Wawasan global lainnya, ditambahkan Wempy, sejak 9/11 di Amerika Serikat (AS) musuh dunia adalah Muslim. “Tetapi, dunia semakin tersadarkan, Muslim merepresentasikan apa yang disebut dengan the 3rd billion di mana  first billion adalah China lalu India, india, tetapi batas negara membatasinya, sementara Muslim tidak. Di negara-negara BRIC (Brazil Rusia India China),  di Brazil populasi Muslim semakin banyak, Rusia juga, India ada sekitar 200 juta orang Islam. Dunia makin menyadari betapa pentingnya populasi Muslim ini, kata Wempy.

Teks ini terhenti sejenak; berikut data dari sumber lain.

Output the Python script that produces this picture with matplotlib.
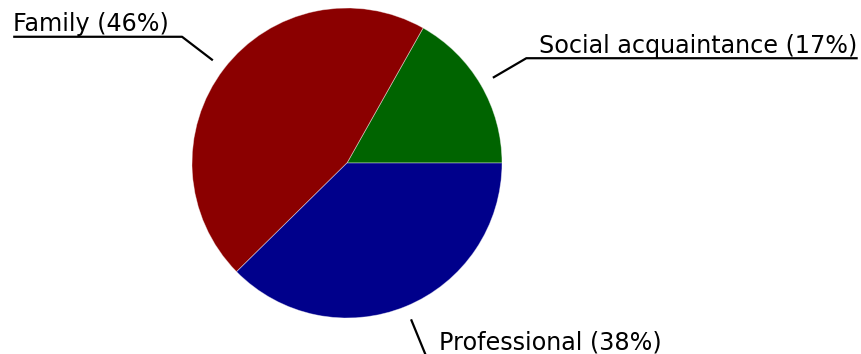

Jika melihat kepada gambar besar ini, Wempy mempertanyakan, Apa yang kita jual? Kita menjual the whole lifestyle. Bagaimana kita dapat membuat produk yang sangat unik? Bagaimana produk yang completely 100% Islam. Tidak hanya produk halal, juga produk yang etis, ini tantangannya. Bagaimana kita membuat produk yang membuat masyarakat mencintainya”, kata Wempy.

Etisnya itu, misalnya tidak mengandung bahan kimia berbahaya, dikerjakan oleh tenaga kerja cukup umur dan dibayar pantas. Ada beberapa produk global yang menuai kontroversi karena misalnya diproduksi dengan menggunakan buruh anak tidak dibayar, dan tidak adil dalam skema bagi hasil di ranta produksinya. Dalam hal ini, gerakan Fair Trade di tingkat global menjadi signifikan bagi produk halal.

Pasarnya Lebih Besar di Luar Negeri
Lagi, melihat kepada gambar besar ini, menurutnya pasar bagi produk halal dan etis sebenarnya lebih besar di luar negeri daripada di Indonesia.  Ini lumrah jika melihat populasinya, meski Indonesia adalah negeri dengan populasi Muslim terbesar dunia, sebenarnya jika dibandingkan dengan keseluruhan jumlah Muslim dunia, jumlah Muslim kita sedikit.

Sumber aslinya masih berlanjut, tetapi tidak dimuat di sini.